**WHAT YOU NEED TO DO**
From the first line of the data below, copy each line up to the one containing "const FS = 19.5;", and include that line too.

**DATA SHOWN**
>>>

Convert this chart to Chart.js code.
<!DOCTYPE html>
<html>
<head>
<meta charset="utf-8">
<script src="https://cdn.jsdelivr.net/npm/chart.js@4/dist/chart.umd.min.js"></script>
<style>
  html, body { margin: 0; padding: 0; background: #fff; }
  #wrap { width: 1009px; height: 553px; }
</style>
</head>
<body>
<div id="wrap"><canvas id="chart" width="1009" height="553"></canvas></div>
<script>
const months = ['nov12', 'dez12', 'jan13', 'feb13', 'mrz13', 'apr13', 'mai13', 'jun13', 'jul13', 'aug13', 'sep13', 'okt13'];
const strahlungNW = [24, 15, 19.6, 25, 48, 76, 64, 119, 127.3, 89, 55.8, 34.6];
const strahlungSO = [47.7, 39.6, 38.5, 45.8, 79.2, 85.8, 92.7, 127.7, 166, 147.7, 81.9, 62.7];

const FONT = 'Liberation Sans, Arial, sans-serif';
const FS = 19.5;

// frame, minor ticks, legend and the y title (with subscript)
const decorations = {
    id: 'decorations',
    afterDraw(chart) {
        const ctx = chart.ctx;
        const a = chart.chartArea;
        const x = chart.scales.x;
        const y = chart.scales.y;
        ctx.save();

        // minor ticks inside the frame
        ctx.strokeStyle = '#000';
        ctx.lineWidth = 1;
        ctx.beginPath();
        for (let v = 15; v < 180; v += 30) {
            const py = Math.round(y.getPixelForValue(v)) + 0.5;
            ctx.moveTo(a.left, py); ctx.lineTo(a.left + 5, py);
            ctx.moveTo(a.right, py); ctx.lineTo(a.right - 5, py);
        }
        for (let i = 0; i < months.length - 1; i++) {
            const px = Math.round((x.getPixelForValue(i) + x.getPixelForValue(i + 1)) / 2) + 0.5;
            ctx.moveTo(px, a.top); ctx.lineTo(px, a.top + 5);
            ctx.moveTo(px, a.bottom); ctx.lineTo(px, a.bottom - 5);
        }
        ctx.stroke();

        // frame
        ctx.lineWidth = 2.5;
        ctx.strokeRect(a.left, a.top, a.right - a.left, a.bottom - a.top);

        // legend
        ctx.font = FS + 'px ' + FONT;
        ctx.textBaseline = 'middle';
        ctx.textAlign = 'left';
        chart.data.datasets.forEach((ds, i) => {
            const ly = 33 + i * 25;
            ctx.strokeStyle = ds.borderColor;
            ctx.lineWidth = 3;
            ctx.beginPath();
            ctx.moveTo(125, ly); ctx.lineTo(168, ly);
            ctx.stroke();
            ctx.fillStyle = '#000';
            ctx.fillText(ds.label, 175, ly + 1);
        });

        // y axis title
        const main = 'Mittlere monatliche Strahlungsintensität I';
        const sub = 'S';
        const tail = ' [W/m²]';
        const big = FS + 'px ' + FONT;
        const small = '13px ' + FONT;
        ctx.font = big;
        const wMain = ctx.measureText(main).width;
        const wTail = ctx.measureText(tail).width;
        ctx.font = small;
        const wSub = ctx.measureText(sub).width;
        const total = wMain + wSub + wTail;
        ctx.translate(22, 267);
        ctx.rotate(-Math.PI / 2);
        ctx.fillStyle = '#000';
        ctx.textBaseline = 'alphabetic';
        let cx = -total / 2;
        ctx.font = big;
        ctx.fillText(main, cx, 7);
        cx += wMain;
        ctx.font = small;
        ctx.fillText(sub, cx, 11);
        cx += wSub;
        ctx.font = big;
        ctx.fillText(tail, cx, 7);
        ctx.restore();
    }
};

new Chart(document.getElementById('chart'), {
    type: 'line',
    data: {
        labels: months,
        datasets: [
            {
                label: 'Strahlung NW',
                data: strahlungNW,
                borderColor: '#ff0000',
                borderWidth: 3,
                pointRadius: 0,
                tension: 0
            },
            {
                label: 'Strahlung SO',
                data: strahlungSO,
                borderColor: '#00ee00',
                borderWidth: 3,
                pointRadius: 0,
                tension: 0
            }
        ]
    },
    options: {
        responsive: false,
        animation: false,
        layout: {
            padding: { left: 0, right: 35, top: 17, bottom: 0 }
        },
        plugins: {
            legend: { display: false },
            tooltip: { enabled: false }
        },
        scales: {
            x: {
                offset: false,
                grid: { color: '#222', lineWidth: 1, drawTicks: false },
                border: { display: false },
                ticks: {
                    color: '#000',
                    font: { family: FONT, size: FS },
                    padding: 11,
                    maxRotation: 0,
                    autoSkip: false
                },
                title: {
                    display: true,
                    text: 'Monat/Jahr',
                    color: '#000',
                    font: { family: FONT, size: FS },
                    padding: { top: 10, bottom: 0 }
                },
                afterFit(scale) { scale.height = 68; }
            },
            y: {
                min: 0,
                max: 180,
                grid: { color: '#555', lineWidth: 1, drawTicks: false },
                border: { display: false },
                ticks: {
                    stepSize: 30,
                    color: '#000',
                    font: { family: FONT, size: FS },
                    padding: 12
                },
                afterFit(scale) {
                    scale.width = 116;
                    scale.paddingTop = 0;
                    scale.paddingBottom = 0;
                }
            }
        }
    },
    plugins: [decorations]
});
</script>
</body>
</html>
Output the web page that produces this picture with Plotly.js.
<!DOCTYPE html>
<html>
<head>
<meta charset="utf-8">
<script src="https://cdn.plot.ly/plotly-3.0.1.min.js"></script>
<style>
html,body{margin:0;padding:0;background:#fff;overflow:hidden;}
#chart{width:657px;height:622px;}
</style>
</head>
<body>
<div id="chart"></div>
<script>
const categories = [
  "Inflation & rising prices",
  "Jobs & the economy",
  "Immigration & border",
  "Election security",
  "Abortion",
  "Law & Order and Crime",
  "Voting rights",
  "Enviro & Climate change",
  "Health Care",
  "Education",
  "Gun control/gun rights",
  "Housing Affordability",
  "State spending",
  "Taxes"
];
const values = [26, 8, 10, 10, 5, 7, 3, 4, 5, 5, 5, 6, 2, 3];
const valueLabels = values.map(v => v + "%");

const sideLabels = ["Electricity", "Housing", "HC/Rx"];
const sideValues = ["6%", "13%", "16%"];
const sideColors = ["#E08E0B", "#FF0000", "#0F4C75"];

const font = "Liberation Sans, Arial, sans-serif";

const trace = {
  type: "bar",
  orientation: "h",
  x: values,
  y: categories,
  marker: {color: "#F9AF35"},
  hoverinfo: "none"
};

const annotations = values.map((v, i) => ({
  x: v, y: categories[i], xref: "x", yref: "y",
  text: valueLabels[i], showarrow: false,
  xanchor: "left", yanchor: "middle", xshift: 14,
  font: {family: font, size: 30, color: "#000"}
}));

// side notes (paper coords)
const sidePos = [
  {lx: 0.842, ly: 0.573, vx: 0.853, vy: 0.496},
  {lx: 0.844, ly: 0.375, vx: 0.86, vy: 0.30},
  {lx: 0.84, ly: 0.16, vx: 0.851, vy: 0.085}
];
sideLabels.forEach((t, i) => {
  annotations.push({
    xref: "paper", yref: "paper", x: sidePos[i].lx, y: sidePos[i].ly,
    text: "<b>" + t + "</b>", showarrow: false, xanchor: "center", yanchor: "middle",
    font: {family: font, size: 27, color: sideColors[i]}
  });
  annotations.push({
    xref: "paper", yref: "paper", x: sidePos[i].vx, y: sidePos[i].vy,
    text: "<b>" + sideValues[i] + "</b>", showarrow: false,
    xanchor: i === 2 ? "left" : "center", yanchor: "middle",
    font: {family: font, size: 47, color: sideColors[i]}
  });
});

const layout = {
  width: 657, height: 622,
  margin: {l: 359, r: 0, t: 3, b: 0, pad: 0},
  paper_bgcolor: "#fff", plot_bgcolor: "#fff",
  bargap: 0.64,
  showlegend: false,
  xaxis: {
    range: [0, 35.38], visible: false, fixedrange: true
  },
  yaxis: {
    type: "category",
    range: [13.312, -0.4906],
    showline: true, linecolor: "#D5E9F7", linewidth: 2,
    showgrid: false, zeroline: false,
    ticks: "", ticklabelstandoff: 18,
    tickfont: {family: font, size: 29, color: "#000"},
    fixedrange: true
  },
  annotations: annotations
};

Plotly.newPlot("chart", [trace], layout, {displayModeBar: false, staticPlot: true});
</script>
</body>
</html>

<<<

**CORRECT OUTPUT**
Convert this chart to Chart.js code.
<!DOCTYPE html>
<html>
<head>
<meta charset="utf-8">
<script src="https://cdn.jsdelivr.net/npm/chart.js@4/dist/chart.umd.min.js"></script>
<style>
  html, body { margin: 0; padding: 0; background: #fff; }
  #wrap { width: 1009px; height: 553px; }
</style>
</head>
<body>
<div id="wrap"><canvas id="chart" width="1009" height="553"></canvas></div>
<script>
const months = ['nov12', 'dez12', 'jan13', 'feb13', 'mrz13', 'apr13', 'mai13', 'jun13', 'jul13', 'aug13', 'sep13', 'okt13'];
const strahlungNW = [24, 15, 19.6, 25, 48, 76, 64, 119, 127.3, 89, 55.8, 34.6];
const strahlungSO = [47.7, 39.6, 38.5, 45.8, 79.2, 85.8, 92.7, 127.7, 166, 147.7, 81.9, 62.7];

const FONT = 'Liberation Sans, Arial, sans-serif';
const FS = 19.5;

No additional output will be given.